PROMPT: Skip the pictures and extract all of the lines exactly as written.

GIVEN RECORDS:
---*---

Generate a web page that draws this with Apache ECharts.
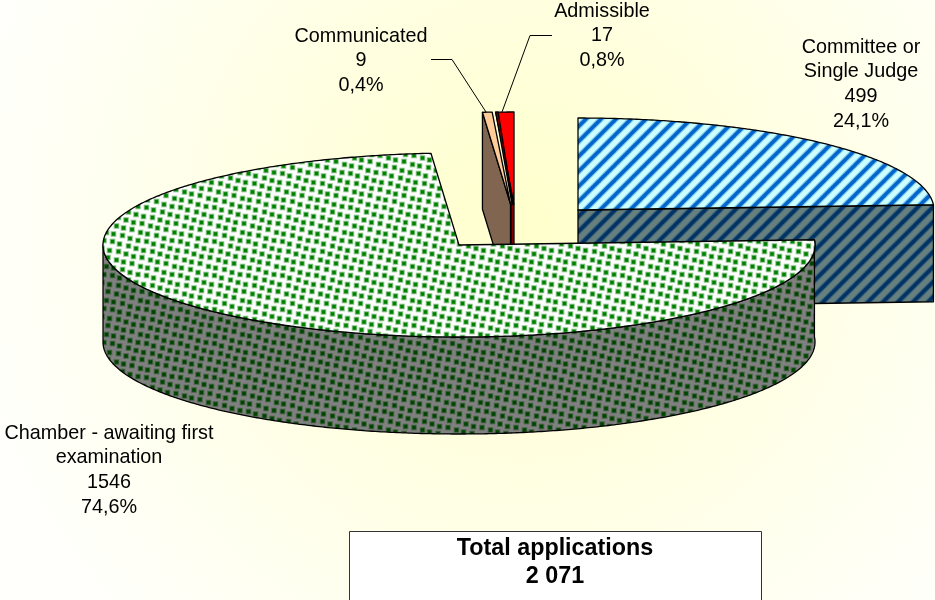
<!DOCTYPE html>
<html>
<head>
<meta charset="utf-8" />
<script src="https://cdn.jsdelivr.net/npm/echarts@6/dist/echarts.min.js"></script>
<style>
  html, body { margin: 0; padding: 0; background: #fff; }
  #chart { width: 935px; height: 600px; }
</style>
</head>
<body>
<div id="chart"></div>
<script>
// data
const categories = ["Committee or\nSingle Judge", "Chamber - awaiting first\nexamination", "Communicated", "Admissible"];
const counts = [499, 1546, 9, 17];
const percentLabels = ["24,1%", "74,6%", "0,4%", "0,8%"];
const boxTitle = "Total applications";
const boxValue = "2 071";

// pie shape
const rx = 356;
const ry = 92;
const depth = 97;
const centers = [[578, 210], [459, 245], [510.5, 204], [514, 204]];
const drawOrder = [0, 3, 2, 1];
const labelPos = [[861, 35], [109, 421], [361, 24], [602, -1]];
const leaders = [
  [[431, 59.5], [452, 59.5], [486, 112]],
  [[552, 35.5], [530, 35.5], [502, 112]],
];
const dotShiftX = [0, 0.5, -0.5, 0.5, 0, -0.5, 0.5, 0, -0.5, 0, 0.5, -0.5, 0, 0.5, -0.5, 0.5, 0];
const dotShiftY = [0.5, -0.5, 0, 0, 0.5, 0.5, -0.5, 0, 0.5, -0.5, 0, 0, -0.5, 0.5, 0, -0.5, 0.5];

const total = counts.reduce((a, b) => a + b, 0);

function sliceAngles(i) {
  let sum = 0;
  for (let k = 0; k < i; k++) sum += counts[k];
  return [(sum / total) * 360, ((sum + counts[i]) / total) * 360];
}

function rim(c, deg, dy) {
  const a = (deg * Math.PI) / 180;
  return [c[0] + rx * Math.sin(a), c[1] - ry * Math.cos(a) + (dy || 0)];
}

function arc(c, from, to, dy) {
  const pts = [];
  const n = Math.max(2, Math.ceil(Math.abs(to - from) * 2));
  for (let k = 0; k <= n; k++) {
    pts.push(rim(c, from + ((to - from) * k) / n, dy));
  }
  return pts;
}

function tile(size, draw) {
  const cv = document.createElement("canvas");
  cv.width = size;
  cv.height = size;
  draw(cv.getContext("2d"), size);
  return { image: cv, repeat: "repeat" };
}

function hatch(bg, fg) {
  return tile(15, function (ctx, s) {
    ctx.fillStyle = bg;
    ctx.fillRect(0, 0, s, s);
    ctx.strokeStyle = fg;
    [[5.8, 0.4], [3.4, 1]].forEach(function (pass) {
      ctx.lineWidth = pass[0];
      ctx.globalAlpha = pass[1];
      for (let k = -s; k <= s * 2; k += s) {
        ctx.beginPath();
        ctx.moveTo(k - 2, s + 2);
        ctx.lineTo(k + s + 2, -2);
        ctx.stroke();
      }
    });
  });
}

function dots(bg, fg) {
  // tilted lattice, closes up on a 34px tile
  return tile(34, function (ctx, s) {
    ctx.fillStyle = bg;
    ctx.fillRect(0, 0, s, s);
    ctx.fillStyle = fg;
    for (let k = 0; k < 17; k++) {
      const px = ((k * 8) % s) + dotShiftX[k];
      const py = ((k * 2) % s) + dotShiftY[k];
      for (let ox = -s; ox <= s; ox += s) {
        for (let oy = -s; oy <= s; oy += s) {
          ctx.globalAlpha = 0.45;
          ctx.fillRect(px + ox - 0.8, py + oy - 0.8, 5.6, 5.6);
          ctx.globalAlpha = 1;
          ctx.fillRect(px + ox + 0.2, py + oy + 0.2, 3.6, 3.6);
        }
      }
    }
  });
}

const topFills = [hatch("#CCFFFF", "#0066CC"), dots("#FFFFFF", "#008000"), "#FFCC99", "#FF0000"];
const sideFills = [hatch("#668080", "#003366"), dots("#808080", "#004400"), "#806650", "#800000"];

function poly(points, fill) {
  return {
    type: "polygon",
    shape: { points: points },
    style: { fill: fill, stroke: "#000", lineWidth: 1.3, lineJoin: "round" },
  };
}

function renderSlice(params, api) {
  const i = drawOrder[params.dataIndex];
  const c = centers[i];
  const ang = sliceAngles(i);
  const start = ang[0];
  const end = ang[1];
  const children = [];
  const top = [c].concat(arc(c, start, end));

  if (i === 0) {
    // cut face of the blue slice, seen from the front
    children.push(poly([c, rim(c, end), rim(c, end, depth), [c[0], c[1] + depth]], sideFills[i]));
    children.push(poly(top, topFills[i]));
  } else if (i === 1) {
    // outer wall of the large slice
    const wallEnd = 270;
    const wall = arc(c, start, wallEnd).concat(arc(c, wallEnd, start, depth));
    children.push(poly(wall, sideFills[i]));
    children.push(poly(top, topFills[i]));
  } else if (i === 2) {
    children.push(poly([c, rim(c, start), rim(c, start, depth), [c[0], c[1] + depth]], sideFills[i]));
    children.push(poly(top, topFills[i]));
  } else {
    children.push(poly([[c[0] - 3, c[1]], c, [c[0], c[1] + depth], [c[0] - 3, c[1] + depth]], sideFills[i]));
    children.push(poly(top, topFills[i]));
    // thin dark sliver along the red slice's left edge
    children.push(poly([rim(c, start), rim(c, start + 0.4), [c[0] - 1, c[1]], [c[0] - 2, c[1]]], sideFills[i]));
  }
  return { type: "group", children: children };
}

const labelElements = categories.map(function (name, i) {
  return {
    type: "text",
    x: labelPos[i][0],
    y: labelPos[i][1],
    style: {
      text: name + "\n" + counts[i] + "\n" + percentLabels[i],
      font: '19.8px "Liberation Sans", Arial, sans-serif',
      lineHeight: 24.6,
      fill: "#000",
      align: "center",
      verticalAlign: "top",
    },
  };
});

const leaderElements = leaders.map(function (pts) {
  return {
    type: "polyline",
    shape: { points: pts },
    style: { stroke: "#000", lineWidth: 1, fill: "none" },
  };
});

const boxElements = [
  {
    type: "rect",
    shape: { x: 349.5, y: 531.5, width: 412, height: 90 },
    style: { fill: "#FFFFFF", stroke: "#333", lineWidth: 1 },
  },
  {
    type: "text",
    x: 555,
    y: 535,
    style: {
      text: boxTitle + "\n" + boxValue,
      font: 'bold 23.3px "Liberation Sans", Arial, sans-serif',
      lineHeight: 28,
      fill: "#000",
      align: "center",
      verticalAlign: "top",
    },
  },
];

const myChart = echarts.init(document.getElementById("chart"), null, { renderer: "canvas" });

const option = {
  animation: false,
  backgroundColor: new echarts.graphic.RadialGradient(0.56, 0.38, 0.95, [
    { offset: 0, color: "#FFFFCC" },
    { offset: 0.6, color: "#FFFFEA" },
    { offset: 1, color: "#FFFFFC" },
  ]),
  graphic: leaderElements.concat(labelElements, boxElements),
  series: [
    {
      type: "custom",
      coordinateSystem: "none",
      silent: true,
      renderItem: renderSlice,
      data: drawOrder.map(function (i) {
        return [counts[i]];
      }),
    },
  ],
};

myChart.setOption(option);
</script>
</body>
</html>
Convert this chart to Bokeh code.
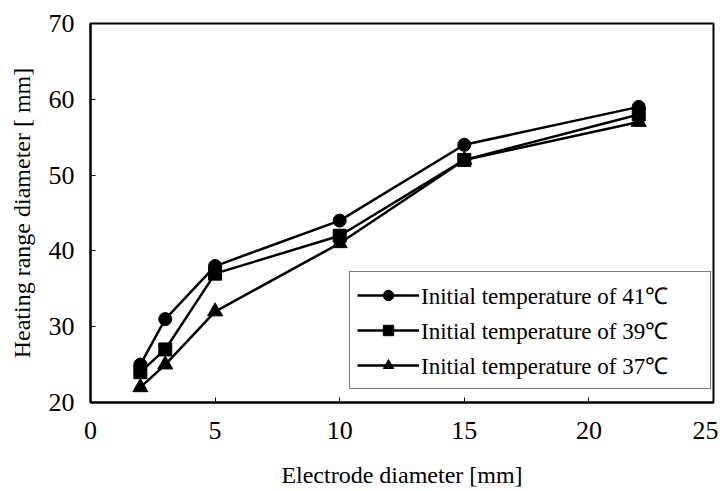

---*---

REPLY TO THE EXERCISE:
Generate a web page that draws this with Apache ECharts.
<!DOCTYPE html>
<html>
<head>
<meta charset="utf-8" />
<script src="https://cdn.jsdelivr.net/npm/echarts@6/dist/echarts.min.js"></script>
<style>
  html, body { margin: 0; padding: 0; background: #fff; }
  #chart { width: 935px; height: 600px; }
</style>
</head>
<body>
<div id="chart"></div>
<script>
// data
const categories = ["Committee or\nSingle Judge", "Chamber - awaiting first\nexamination", "Communicated", "Admissible"];
const counts = [499, 1546, 9, 17];
const percentLabels = ["24,1%", "74,6%", "0,4%", "0,8%"];
const boxTitle = "Total applications";
const boxValue = "2 071";

// pie shape
const rx = 356;
const ry = 92;
const depth = 97;
const centers = [[578, 210], [459, 245], [510.5, 204], [514, 204]];
const drawOrder = [0, 3, 2, 1];
const labelPos = [[861, 35], [109, 421], [361, 24], [602, -1]];
const leaders = [
  [[431, 59.5], [452, 59.5], [486, 112]],
  [[552, 35.5], [530, 35.5], [502, 112]],
];
const dotShiftX = [0, 0.5, -0.5, 0.5, 0, -0.5, 0.5, 0, -0.5, 0, 0.5, -0.5, 0, 0.5, -0.5, 0.5, 0];
const dotShiftY = [0.5, -0.5, 0, 0, 0.5, 0.5, -0.5, 0, 0.5, -0.5, 0, 0, -0.5, 0.5, 0, -0.5, 0.5];

const total = counts.reduce((a, b) => a + b, 0);

function sliceAngles(i) {
  let sum = 0;
  for (let k = 0; k < i; k++) sum += counts[k];
  return [(sum / total) * 360, ((sum + counts[i]) / total) * 360];
}

function rim(c, deg, dy) {
  const a = (deg * Math.PI) / 180;
  return [c[0] + rx * Math.sin(a), c[1] - ry * Math.cos(a) + (dy || 0)];
}

function arc(c, from, to, dy) {
  const pts = [];
  const n = Math.max(2, Math.ceil(Math.abs(to - from) * 2));
  for (let k = 0; k <= n; k++) {
    pts.push(rim(c, from + ((to - from) * k) / n, dy));
  }
  return pts;
}

function tile(size, draw) {
  const cv = document.createElement("canvas");
  cv.width = size;
  cv.height = size;
  draw(cv.getContext("2d"), size);
  return { image: cv, repeat: "repeat" };
}

function hatch(bg, fg) {
  return tile(15, function (ctx, s) {
    ctx.fillStyle = bg;
    ctx.fillRect(0, 0, s, s);
    ctx.strokeStyle = fg;
    [[5.8, 0.4], [3.4, 1]].forEach(function (pass) {
      ctx.lineWidth = pass[0];
      ctx.globalAlpha = pass[1];
      for (let k = -s; k <= s * 2; k += s) {
        ctx.beginPath();
        ctx.moveTo(k - 2, s + 2);
        ctx.lineTo(k + s + 2, -2);
        ctx.stroke();
      }
    });
  });
}

function dots(bg, fg) {
  // tilted lattice, closes up on a 34px tile
  return tile(34, function (ctx, s) {
    ctx.fillStyle = bg;
    ctx.fillRect(0, 0, s, s);
    ctx.fillStyle = fg;
    for (let k = 0; k < 17; k++) {
      const px = ((k * 8) % s) + dotShiftX[k];
      const py = ((k * 2) % s) + dotShiftY[k];
      for (let ox = -s; ox <= s; ox += s) {
        for (let oy = -s; oy <= s; oy += s) {
          ctx.globalAlpha = 0.45;
          ctx.fillRect(px + ox - 0.8, py + oy - 0.8, 5.6, 5.6);
          ctx.globalAlpha = 1;
          ctx.fillRect(px + ox + 0.2, py + oy + 0.2, 3.6, 3.6);
        }
      }
    }
  });
}

const topFills = [hatch("#CCFFFF", "#0066CC"), dots("#FFFFFF", "#008000"), "#FFCC99", "#FF0000"];
const sideFills = [hatch("#668080", "#003366"), dots("#808080", "#004400"), "#806650", "#800000"];

function poly(points, fill) {
  return {
    type: "polygon",
    shape: { points: points },
    style: { fill: fill, stroke: "#000", lineWidth: 1.3, lineJoin: "round" },
  };
}

function renderSlice(params, api) {
  const i = drawOrder[params.dataIndex];
  const c = centers[i];
  const ang = sliceAngles(i);
  const start = ang[0];
  const end = ang[1];
  const children = [];
  const top = [c].concat(arc(c, start, end));

  if (i === 0) {
    // cut face of the blue slice, seen from the front
    children.push(poly([c, rim(c, end), rim(c, end, depth), [c[0], c[1] + depth]], sideFills[i]));
    children.push(poly(top, topFills[i]));
  } else if (i === 1) {
    // outer wall of the large slice
    const wallEnd = 270;
    const wall = arc(c, start, wallEnd).concat(arc(c, wallEnd, start, depth));
    children.push(poly(wall, sideFills[i]));
    children.push(poly(top, topFills[i]));
  } else if (i === 2) {
    children.push(poly([c, rim(c, start), rim(c, start, depth), [c[0], c[1] + depth]], sideFills[i]));
    children.push(poly(top, topFills[i]));
  } else {
    children.push(poly([[c[0] - 3, c[1]], c, [c[0], c[1] + depth], [c[0] - 3, c[1] + depth]], sideFills[i]));
    children.push(poly(top, topFills[i]));
    // thin dark sliver along the red slice's left edge
    children.push(poly([rim(c, start), rim(c, start + 0.4), [c[0] - 1, c[1]], [c[0] - 2, c[1]]], sideFills[i]));
  }
  return { type: "group", children: children };
}

const labelElements = categories.map(function (name, i) {
  return {
    type: "text",
    x: labelPos[i][0],
    y: labelPos[i][1],
    style: {
      text: name + "\n" + counts[i] + "\n" + percentLabels[i],
      font: '19.8px "Liberation Sans", Arial, sans-serif',
      lineHeight: 24.6,
      fill: "#000",
      align: "center",
      verticalAlign: "top",
    },
  };
});

const leaderElements = leaders.map(function (pts) {
  return {
    type: "polyline",
    shape: { points: pts },
    style: { stroke: "#000", lineWidth: 1, fill: "none" },
  };
});

const boxElements = [
  {
    type: "rect",
    shape: { x: 349.5, y: 531.5, width: 412, height: 90 },
    style: { fill: "#FFFFFF", stroke: "#333", lineWidth: 1 },
  },
  {
    type: "text",
    x: 555,
    y: 535,
    style: {
      text: boxTitle + "\n" + boxValue,
      font: 'bold 23.3px "Liberation Sans", Arial, sans-serif',
      lineHeight: 28,
      fill: "#000",
      align: "center",
      verticalAlign: "top",
    },
  },
];

const myChart = echarts.init(document.getElementById("chart"), null, { renderer: "canvas" });

const option = {
  animation: false,
  backgroundColor: new echarts.graphic.RadialGradient(0.56, 0.38, 0.95, [
    { offset: 0, color: "#FFFFCC" },
    { offset: 0.6, color: "#FFFFEA" },
    { offset: 1, color: "#FFFFFC" },
  ]),
  graphic: leaderElements.concat(labelElements, boxElements),
  series: [
    {
      type: "custom",
      coordinateSystem: "none",
      silent: true,
      renderItem: renderSlice,
      data: drawOrder.map(function (i) {
        return [counts[i]];
      }),
    },
  ],
};

myChart.setOption(option);
</script>
</body>
</html>
Convert this chart to Bokeh code.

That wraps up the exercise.